What People Keep Asking
How do I word a wedding invitation?
Honestly? Start by writing it the way you’d text it to a close friend, then formalize from there. When I was stuck I wrote “Nora and Sam are getting married, come watch, food after” and then slowly dressed it up until it sounded like a card and not a group chat.
The bones you actually need: who’s hosting, a request line (“invite you to celebrate” or the fancier “request the honour of your presence”), the two names, the date, the time spelled out, the place, and a reception line. Seven things. Get those down and the rest is just deciding how formal you want to sound.
What is the hosting line?
I had no clue about this one until my aunt explained it. The hosting line is just the first line that names who is throwing the party, traditionally whoever pays. “Mr. and Mrs. Whitfield request the pleasure of your company” means her parents are hosting.
But nobody actually splits the bill cleanly anymore, so the line everyone reaches for now is “Together with their families.” That’s what we used because three different people chipped in and I was not about to rank them on a card.
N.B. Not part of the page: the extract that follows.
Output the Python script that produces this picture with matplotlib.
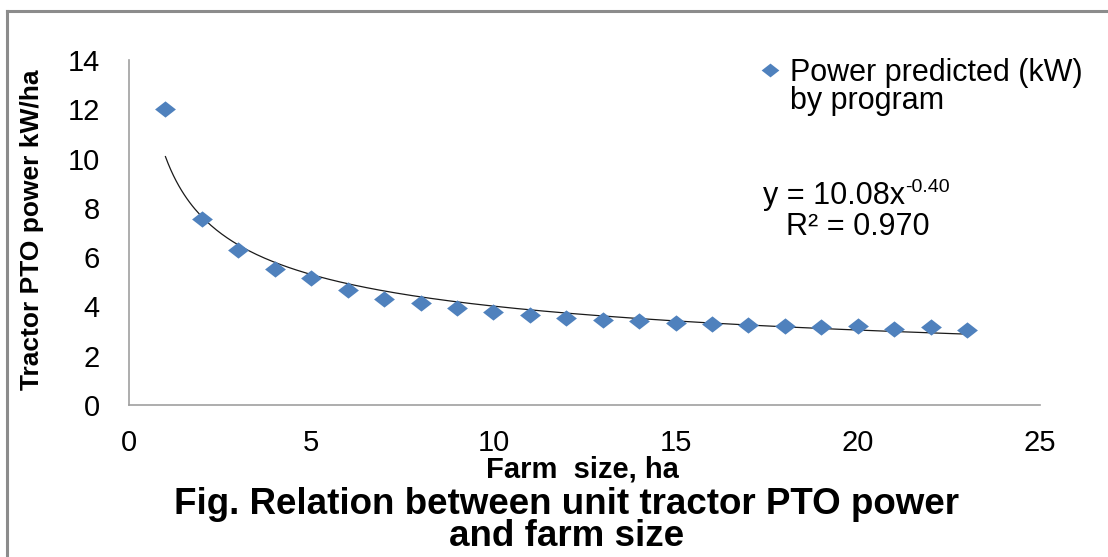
import numpy as np
import matplotlib
matplotlib.use("Agg")
import matplotlib.pyplot as plt
from matplotlib.lines import Line2D
from matplotlib.path import Path

plt.rcParams['font.family'] = ['Liberation Sans', 'DejaVu Sans']

# ---- data ----
farm_size = [1, 2, 3, 4, 5, 6, 7, 8, 9, 10, 11, 12, 13, 14, 15, 16, 17, 18, 19, 20, 21, 22, 23]
power_predicted = [12.0, 7.54, 6.27, 5.51, 5.15, 4.66, 4.32, 4.14, 3.92, 3.77, 3.66, 3.52,
                   3.45, 3.41, 3.34, 3.29, 3.24, 3.20, 3.16, 3.22, 3.08, 3.18, 3.03]
fit_coef = 10.08
fit_exp = -0.40
r_squared = 0.970
x_ticks = [0, 5, 10, 15, 20, 25]
y_ticks = [0, 2, 4, 6, 8, 10, 12, 14]

W, H = 1108, 557
fig = plt.figure(figsize=(W / 100, H / 100), dpi=100)

def fx(px):
    return px / W

def fy(py):
    return 1 - py / H

ax = fig.add_axes([fx(129), fy(405), fx(1040) - fx(129), fy(60) - fy(405)])

diamond = Path([(-1, 0), (0, 0.78), (1, 0), (0, -0.78), (-1, 0)],
               [Path.MOVETO, Path.LINETO, Path.LINETO, Path.LINETO, Path.CLOSEPOLY])

ax.plot(farm_size, power_predicted, linestyle='none', marker=diamond, markersize=15,
        color='#4F81BD', markeredgewidth=0, label='Power predicted (kW)',
        zorder=3)

xs = np.linspace(min(farm_size), max(farm_size), 300)
ax.plot(xs, fit_coef * xs ** fit_exp, color='#1a1a1a', linewidth=0.9, zorder=2)

ax.set_xlim(0, 25)
ax.set_ylim(0, 14)
ax.set_xticks(x_ticks)
ax.set_yticks(y_ticks)
ax.tick_params(axis='both', length=0, labelsize=21)
ax.tick_params(axis='x', pad=17)
ax.tick_params(axis='y', pad=21)
for s in ['top', 'right']:
    ax.spines[s].set_visible(False)
for s in ['left', 'bottom']:
    ax.spines[s].set_color('#A0A0A0')
    ax.spines[s].set_linewidth(1.2)

ax.set_xlabel('Farm  size, ha', fontsize=21, fontweight='bold')
ax.xaxis.set_label_coords(0.5, fy(470), transform=fig.transFigure)
ax.set_ylabel('Tractor PTO power kW/ha', fontsize=19, fontweight='bold')
ax.yaxis.set_label_coords(fx(32), 0.5 * (fy(70) + fy(390)), transform=fig.transFigure)
ax.xaxis.label.set_x(fx(582))
ax.xaxis.label.set_va('center')
ax.yaxis.label.set_va('center')

fig.text(fx(567), fy(504), 'Fig. Relation between unit tractor PTO power',
         ha='center', va='center', fontsize=26.5, fontweight='bold')
fig.text(fx(567), fy(537), 'and farm size',
         ha='center', va='center', fontsize=26.5, fontweight='bold')

leg = ax.legend(loc='center left', bbox_to_anchor=(fx(762), fy(73)),
                bbox_transform=fig.transFigure, frameon=False, fontsize=22,
                handlelength=0.55, handletextpad=0.35, borderpad=0, borderaxespad=0,
                markerscale=0.85)
fig.text(fx(790), fy(101), 'by program', ha='left', va='center', fontsize=22)

eq = fig.text(fx(763), fy(196), 'y = 10.08x', ha='left', va='center', fontsize=22)
fig.canvas.draw()
bb = eq.get_window_extent()
fig.text(bb.x1 / W, fy(188), '-0.40', ha='left', va='center', fontsize=14)
fig.text(fx(786), fy(227), 'R² = 0.970', ha='left', va='center', fontsize=22)

# outer frame
fig.add_artist(Line2D([fx(7), 1], [fy(11), fy(11)], transform=fig.transFigure,
                      color='#8C8C8C', linewidth=2.2))
fig.add_artist(Line2D([fx(7), fx(7)], [fy(11), 0], transform=fig.transFigure,
                      color='#8C8C8C', linewidth=2.2))

fig.savefig('out.png', dpi=100)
It sidesteps the whole thing.
How do I mention dress code?
Short answer, put it on the lower corner of the invite or on the details card, never buried in a paragraph. A friend asked me this and I told her people genuinely do not read the middle of a card, they scan the corners.
Keep it to two words if you can. “Cocktail attire.” “Black tie.” “Garden formal.” We added “the ceremony is on grass” as a hint and I wish I’d made it louder, because the heels-in-the-lawn situation was a whole thing. If your dress code is unusual, your wedding website is the place to spell it out in full.
Before You Print a Stack
I still have one of our test invitations taped inside a cabinet door, the version with the typo where we invited people to our “marraige.” I keep it because it reminds me how many drafts it took to get eight lines right.
My advice, steal the lines that fit and print one on plain paper before you commit to the nice cardstock. Read it from across the kitchen. If it sounds like you and not like a greeting card factory, you’re done. Go pour the wine.